Esos jóvenes que han accedido a la
educación y al trabajo, con frecuencia precario y mal pagado, tienen teléfonos
móviles y tabletas con las que comunicar su insatisfacción y organizar la
expresión de su protesta. A diferencia de los viejos medios de comunicación,
lentos y pesados, estas herramientas son instantáneas, actúan de forma viral,
aceleran la protesta y son una forma organizativa en sí mismas. Según su mejor
estudioso, el sociólogo español Manuel Castells, crean "un espacio de
autonomía", mezcla del ciberbespacio de las redes y del espacio urbano que
ocupan, que constituye "la nueva forma espacial de los movimientos en
red" (Redes de indignación y de esperanza, Alianza, 2012).
Tan interesantes como los nuevos
movimientos son las respuestas que dan los Gobiernos. Ahí es donde ofrece el
máximo interés la comparación entre la Turquía de Erdogan y el Brasil de Dilma
Rouseff. Mientras el gobierno turco va a seguir con la construcción del centro
comercial en el parque Gezi que suscitó la protesta, muchas ciudades brasileñas
ya han bajado el precio del billete de los transportes urbanos, ante la presión
de un movimiento que quiere transporte gratis.
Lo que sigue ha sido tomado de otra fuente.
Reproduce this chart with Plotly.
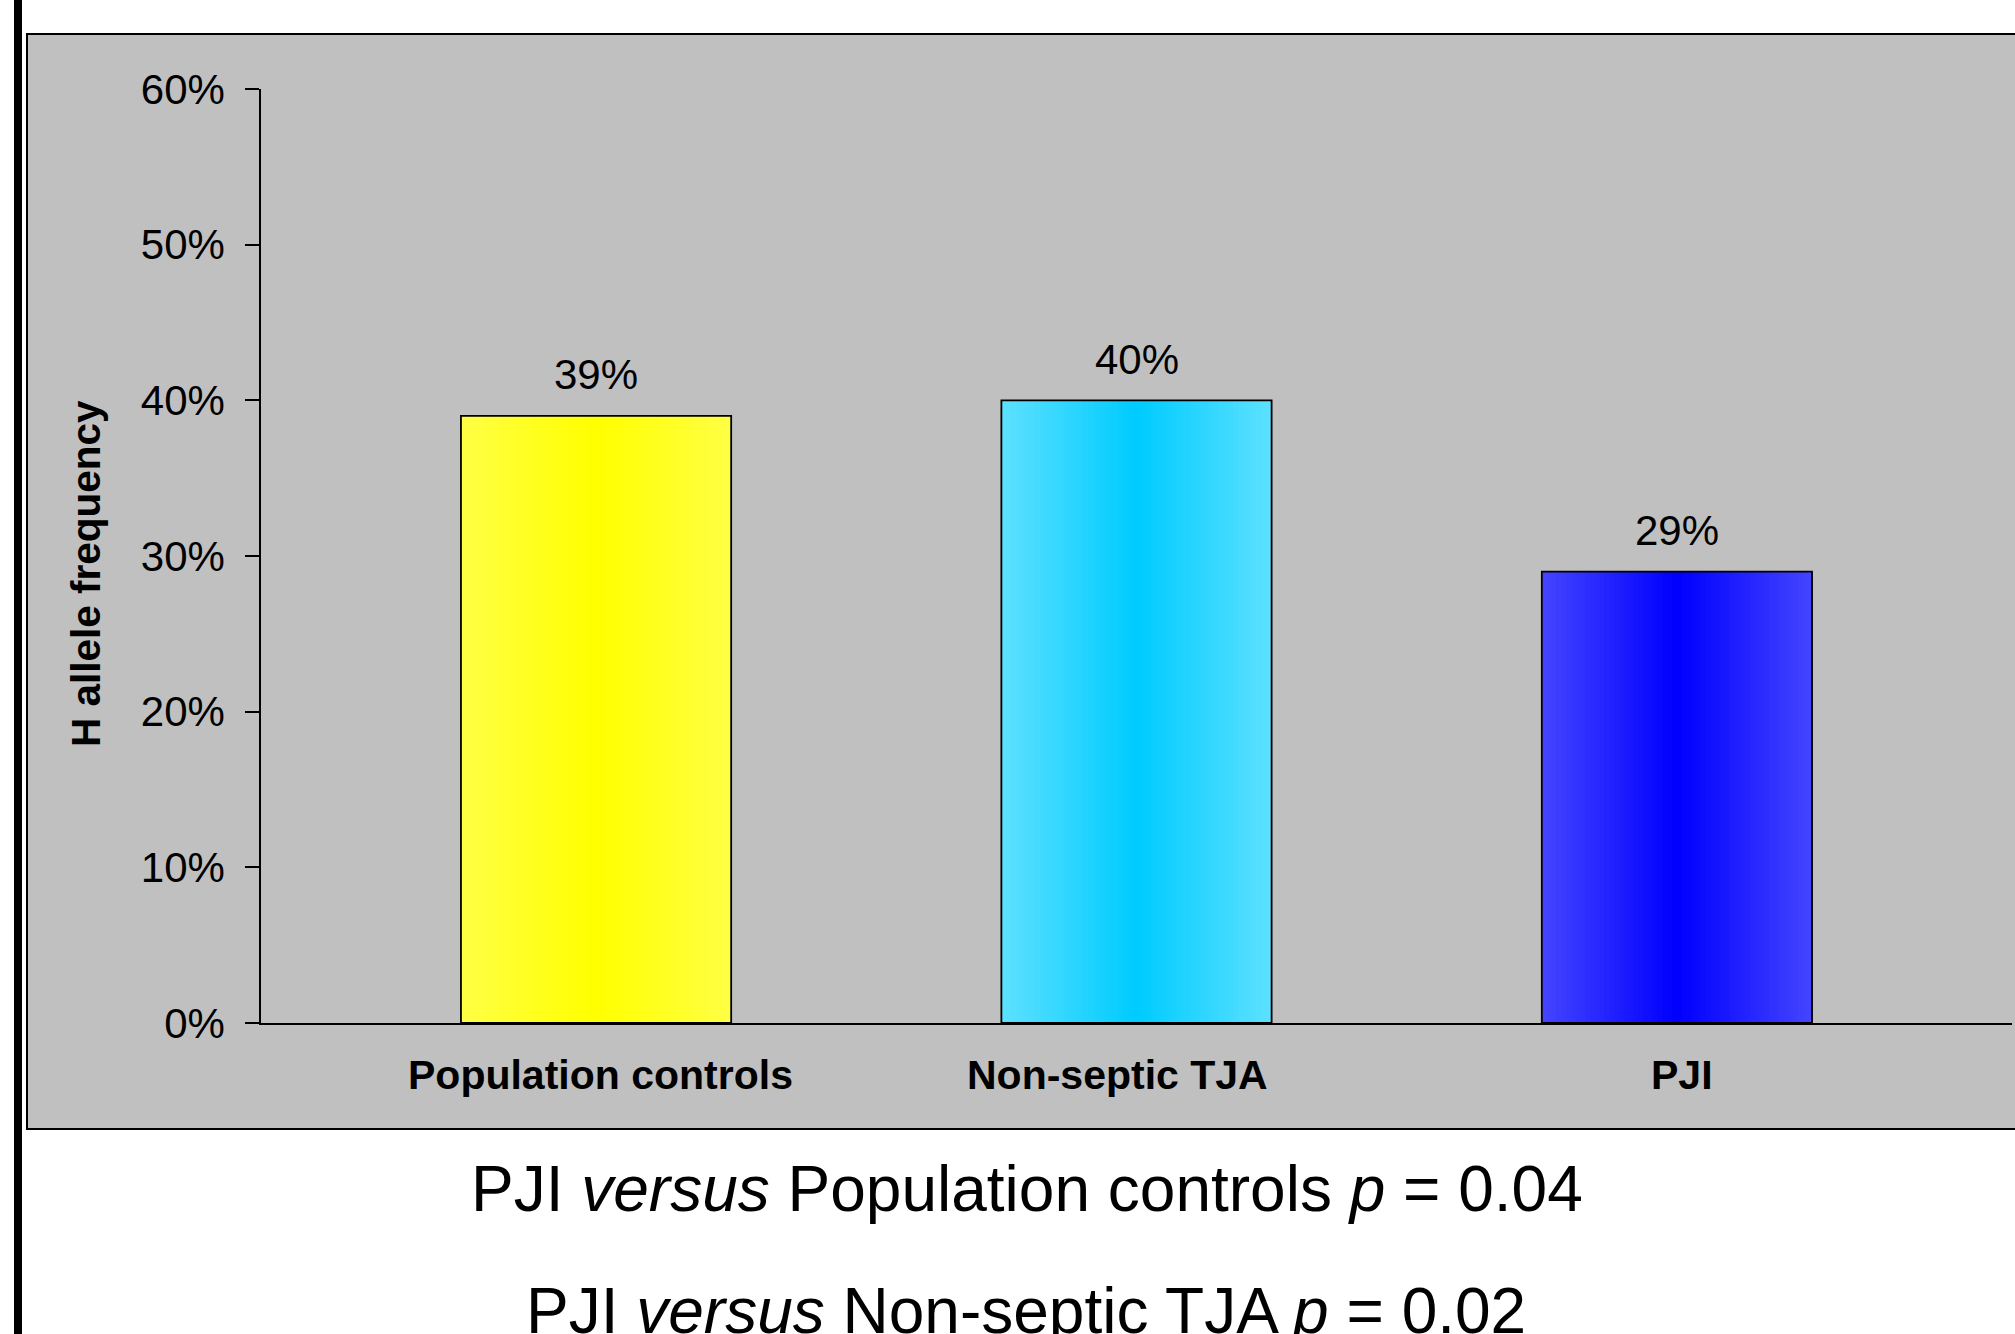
import plotly.graph_objects as go

# ---- data ----
categories = ["Population controls", "Non-septic TJA", "PJI"]
frequencies = [0.39, 0.40, 0.29]
value_labels = ["39%", "40%", "29%"]
y_ticks = [0.0, 0.1, 0.2, 0.3, 0.4, 0.5, 0.6]
y_tick_labels = ["0%", "10%", "20%", "30%", "40%", "50%", "60%"]
y_title = "H allele frequency"
footnotes = [
    "PJI <i>versus</i> Population controls <i>p</i> = 0.04",
    "PJI <i>versus</i> Non-septic TJA <i>p</i> = 0.02",
]

# ---- style ----
edge_colors = [(255, 255, 68), (92, 224, 255), (68, 68, 255)]
center_colors = [(255, 255, 0), (0, 204, 255), (0, 0, 255)]
cat_label_xshift = [4, -19, 5]
FONT = "Liberation Sans, Arial, sans-serif"
W, H = 2015, 1334
L, R, T, B = 261, 3, 89, 311
PW = W - L - R
PH = H - T - B


def px_x(p):
    return (p - L) / PW


def px_y(p):
    return (H - B - p) / PH


fig = go.Figure()

N = 28
bar_w = 0.5
for k in range(N):
    t = k / (N - 1)
    cols = []
    for e, c in zip(edge_colors, center_colors):
        rgb = [round(e[i] + (c[i] - e[i]) * t) for i in range(3)]
        cols.append("rgb(%d,%d,%d)" % tuple(rgb))
    fig.add_trace(go.Bar(
        x=categories, y=frequencies, width=bar_w * (1 - k / N),
        marker=dict(color=cols, line=dict(width=0)),
        showlegend=False, hoverinfo="skip",
    ))

# outline
fig.add_trace(go.Bar(
    x=categories, y=frequencies, width=bar_w,
    marker=dict(color="rgba(0,0,0,0)", line=dict(color="black", width=1.8)),
    showlegend=False, hoverinfo="skip",
))

# value labels
for c, v, lab in zip(categories, frequencies, value_labels):
    fig.add_annotation(x=c, y=v, text=lab, showarrow=False, yanchor="middle",
                       yshift=41, font=dict(family=FONT, size=42, color="black"))

# category labels
for c, dx in zip(categories, cat_label_xshift):
    fig.add_annotation(x=c, y=0, text=c, showarrow=False, yanchor="middle",
                       xshift=dx, yshift=-52,
                       font=dict(family=FONT, size=41, color="black", weight="bold"))

# y title
fig.add_annotation(xref="paper", yref="paper", x=px_x(86), y=px_y(574), text=y_title,
                   textangle=-90, showarrow=False, xanchor="center", yanchor="middle",
                   font=dict(family=FONT, size=40.5, color="black", weight="bold"))

# footnotes
for txt, cy, cx in zip(footnotes, [1189, 1311], [1026.5, 1026]):
    fig.add_annotation(xref="paper", yref="paper", x=px_x(cx), y=px_y(cy), text=txt,
                       showarrow=False, xanchor="center", yanchor="middle",
                       font=dict(family=FONT, size=64, color="black"))

# panel background and left bar
fig.add_shape(type="rect", xref="paper", yref="paper",
              x0=px_x(27), x1=px_x(2100), y0=px_y(1129), y1=px_y(34),
              fillcolor="#C0C0C0", line=dict(color="black", width=2), layer="below")
fig.add_shape(type="rect", xref="paper", yref="paper",
              x0=px_x(14), x1=px_x(22), y0=px_y(1400), y1=px_y(-20),
              fillcolor="black", line=dict(width=0), layer="above")

fig.update_layout(
    width=W, height=H,
    margin=dict(l=L, r=R, t=T, b=B, pad=0),
    paper_bgcolor="white", plot_bgcolor="#C0C0C0",
    barmode="overlay", bargap=0.5,
    font=dict(family=FONT, color="black"),
    xaxis=dict(
        type="category", range=[-0.62, 2.62], showline=True, linecolor="black",
        linewidth=1.5, ticks="", showgrid=False, zeroline=False,
        showticklabels=False,
    ),
    yaxis=dict(
        range=[0, 0.6], tickvals=y_ticks, ticktext=y_tick_labels,
        showline=True, linecolor="black", linewidth=1.5,
        ticks="outside", ticklen=14, tickwidth=1.5, tickcolor="black",
        showgrid=False, zeroline=False,
        tickfont=dict(family=FONT, size=42, color="black"),
        ticklabelstandoff=12,
    ),
)

fig.write_html(
    "out.html",
    config={"displayModeBar": False},
    post_script="document.body.style.margin='0';document.body.style.overflow='hidden';",
)
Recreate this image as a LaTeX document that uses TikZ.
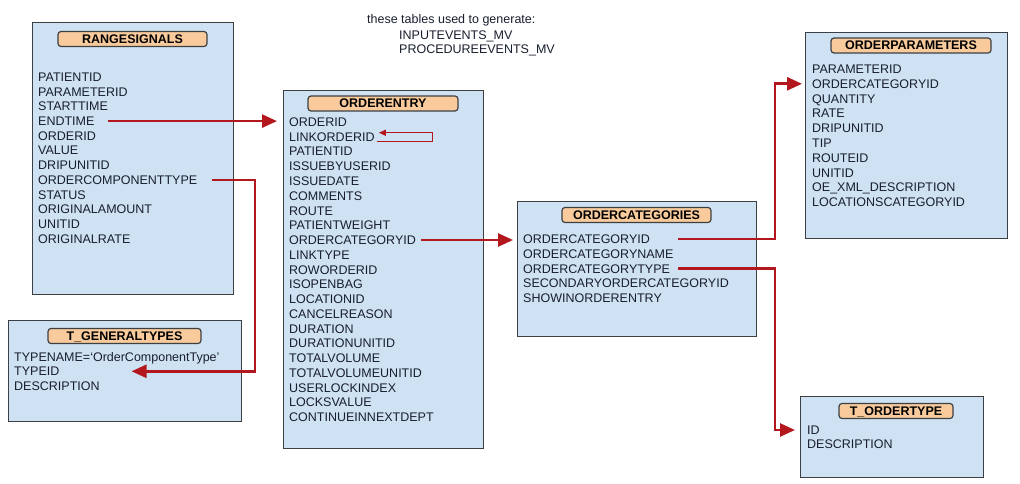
\documentclass[tikz,border=0pt]{standalone}
\usepackage{fontspec}
\setmainfont{Liberation Sans}
\usetikzlibrary{arrows.meta,calc}
\definecolor{boxfill}{RGB}{207,226,243}
\definecolor{boxline}{RGB}{60,64,67}
\definecolor{pillfill}{RGB}{249,203,156}
\definecolor{relred}{RGB}{178,24,30}
\definecolor{txt}{RGB}{24,30,45}
\tikzset{
  tbl/.style={draw=boxline,line width=1.4pt,fill=boxfill,anchor=north west,inner sep=0pt},
  pill/.style={draw=boxline,line width=1.2pt,fill=pillfill,rounded corners=3pt,inner sep=0pt,
    minimum height=15pt,text height=9pt,text depth=0pt,font=\fontsize{12.5}{14}\selectfont\bfseries,text=black},
  field/.style={anchor=base west,inner sep=0pt,text height=9pt,text depth=0pt,
    font=\fontsize{12.5}{14}\selectfont,text=txt},
  note/.style={anchor=base west,inner sep=0pt,font=\fontsize{12.5}{14}\selectfont,text=txt},
  rel/.style={draw=relred,line width=2.6pt,-{Triangle[length=15pt,width=13pt]}},
  selfrel/.style={draw=relred,line width=1.2pt,-{Triangle[length=7pt,width=6pt]}}
}
\begin{document}
\begin{tikzpicture}[x=1pt,y=-1pt]
\useasboundingbox[fill=white] (0,0) rectangle (1020,484);

% top note
\node[note] (n1) at (367,24) {these tables used to generate:};
\node[note] (n2) at (399,39.3) {INPUTEVENTS\_MV};
\node[note] (n3) at (399,54) {PROCEDUREEVENTS\_MV};

% tables
\node[tbl,minimum width=201pt,minimum height=272pt] (rs) at (32,22) {};
\node[tbl,minimum width=233pt,minimum height=101pt] (gt) at (8,320) {};
\node[tbl,minimum width=200pt,minimum height=358pt] (oe) at (283,90) {};
\node[tbl,minimum width=239pt,minimum height=135pt] (oc) at (517,201) {};
\node[tbl,minimum width=202pt,minimum height=206pt] (op) at (805,32) {};
\node[tbl,minimum width=183pt,minimum height=81pt] (ot) at (800,396) {};

% headers
\node[pill,minimum width=149pt] (rs-h) at (132.5,39) {RANGESIGNALS};
\node[pill,minimum width=153pt] (gt-h) at (124.5,336) {T\_GENERALTYPES};
\node[pill,minimum width=150pt] (oe-h) at (383,103.5) {ORDERENTRY};
\node[pill,minimum width=149pt] (oc-h) at (636.5,215) {ORDERCATEGORIES};
\node[pill,minimum width=160pt] (op-h) at (911,45.5) {ORDERPARAMETERS};
\node[pill,minimum width=114pt] (ot-h) at (896,411) {T\_ORDERTYPE};

% fields
\foreach \t [count=\i from 0] in {PATIENTID,PARAMETERID,STARTTIME,ENDTIME,ORDERID,VALUE,DRIPUNITID,ORDERCOMPONENTTYPE,STATUS,ORIGINALAMOUNT,UNITID,ORIGINALRATE}
  \node[field] (rs-\i) at (38,{81.5+14.7*\i}) {\t};
\foreach \t [count=\i from 0] in {ORDERID,LINKORDERID,PATIENTID,ISSUEBYUSERID,ISSUEDATE,COMMENTS,ROUTE,PATIENTWEIGHT,ORDERCATEGORYID,LINKTYPE,ROWORDERID,ISOPENBAG,LOCATIONID,CANCELREASON,DURATION,DURATIONUNITID,TOTALVOLUME,TOTALVOLUMEUNITID,USERLOCKINDEX,LOCKSVALUE,CONTINUEINNEXTDEPT}
  \node[field] (oe-\i) at (289,{126.5+14.75*\i}) {\t};
\foreach \t [count=\i from 0] in {ORDERCATEGORYID,ORDERCATEGORYNAME,ORDERCATEGORYTYPE,SECONDARYORDERCATEGORYID,SHOWINORDERENTRY}
  \node[field] (oc-\i) at (523,{243.5+14.75*\i}) {\t};
\foreach \t [count=\i from 0] in {PARAMETERID,ORDERCATEGORYID,QUANTITY,RATE,DRIPUNITID,TIP,ROUTEID,UNITID,OE\_XML\_DESCRIPTION,LOCATIONSCATEGORYID}
  \node[field] (op-\i) at (812,{73.5+14.8*\i}) {\t};
\foreach \t [count=\i from 0] in {TYPENAME=`OrderComponentType',TYPEID,DESCRIPTION}
  \node[field] (gt-\i) at (14,{361.5+14.3*\i}) {\t};
\foreach \t [count=\i from 0] in {ID,DESCRIPTION}
  \node[field] (ot-\i) at (807,{434.5+14*\i}) {\t};

% connectors
\draw[rel] ($(rs-3.east)+(13,0)$) -- ($(rs-3 -| oe.west)+(-6,0)$);
\coordinate (a1) at ($(rs-7.east)+(15,0)$);
\coordinate (v1) at (255,0);
\draw[rel] (a1) -- (a1 -| v1) |- ($(gt-1.east)+(72,0)$);
\draw[selfrel] ($(oe-1.east)+(2,5)$) -- ++(56,0) -- ++(0,-9) -- ($(oe-1.east)+(4,-4)$);
\draw[rel] ($(oe-8.east)+(5,0)$) -- ($(oe-8 -| oc.west)+(-4,0)$);
\coordinate (b1) at ($(oc-0.west)+(155,0)$);
\coordinate (v2) at (775,0);
\draw[rel] (b1) -- (b1 -| v2) |- ($(op-1 -| op.west)+(-3,0)$);
\coordinate (c1) at ($(oc-2.west)+(155,0)$);
\draw[rel] (c1) -- (c1 -| v2) |- ($(ot-0 -| ot.west)+(-5,0)$);
\end{tikzpicture}
\end{document}
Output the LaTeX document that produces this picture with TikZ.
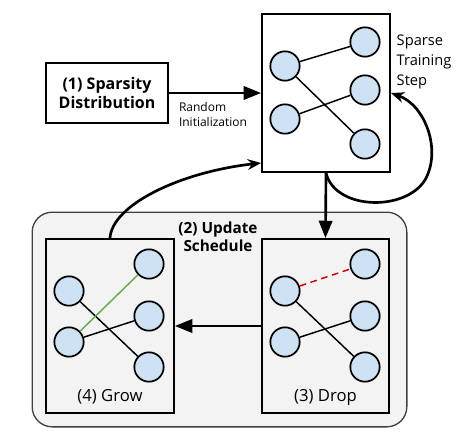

En uno y otro caso, la reivindicación
concreta ponía a prueba la capacidad de absorción de las protestas por parte de
los respectivos gobiernos. De momento, el primer ministro turco ha lanzado a
sus partidarios a enfrentarse a los manifestantes, los ha denunciado por
terroristas y quiere controlar las redes sociales, mientras que la presidenta
brasileña ha valorado las manifestaciones como "la prueba de la energía
democrática" de su país y ha llamado "a escuchar estas voces que van
más allá de los mecanismos tradicionales, partidos políticos y medios de
comunicación".
Estos nuevos movimientos sociales
organizados en red han demostrado hasta ahora una gran capacidad para mover y
transformar el tablero de juego pero muy poca para capitalizar sus éxitos en
forma de un poder político que, al final, se juega de nuevo en un escenario
electoral y unos parlamentos que les son ajenos. Ahora, de momento, serán
determinantes para el rumbo inmediato de la democracia en Turquía y en Brasil.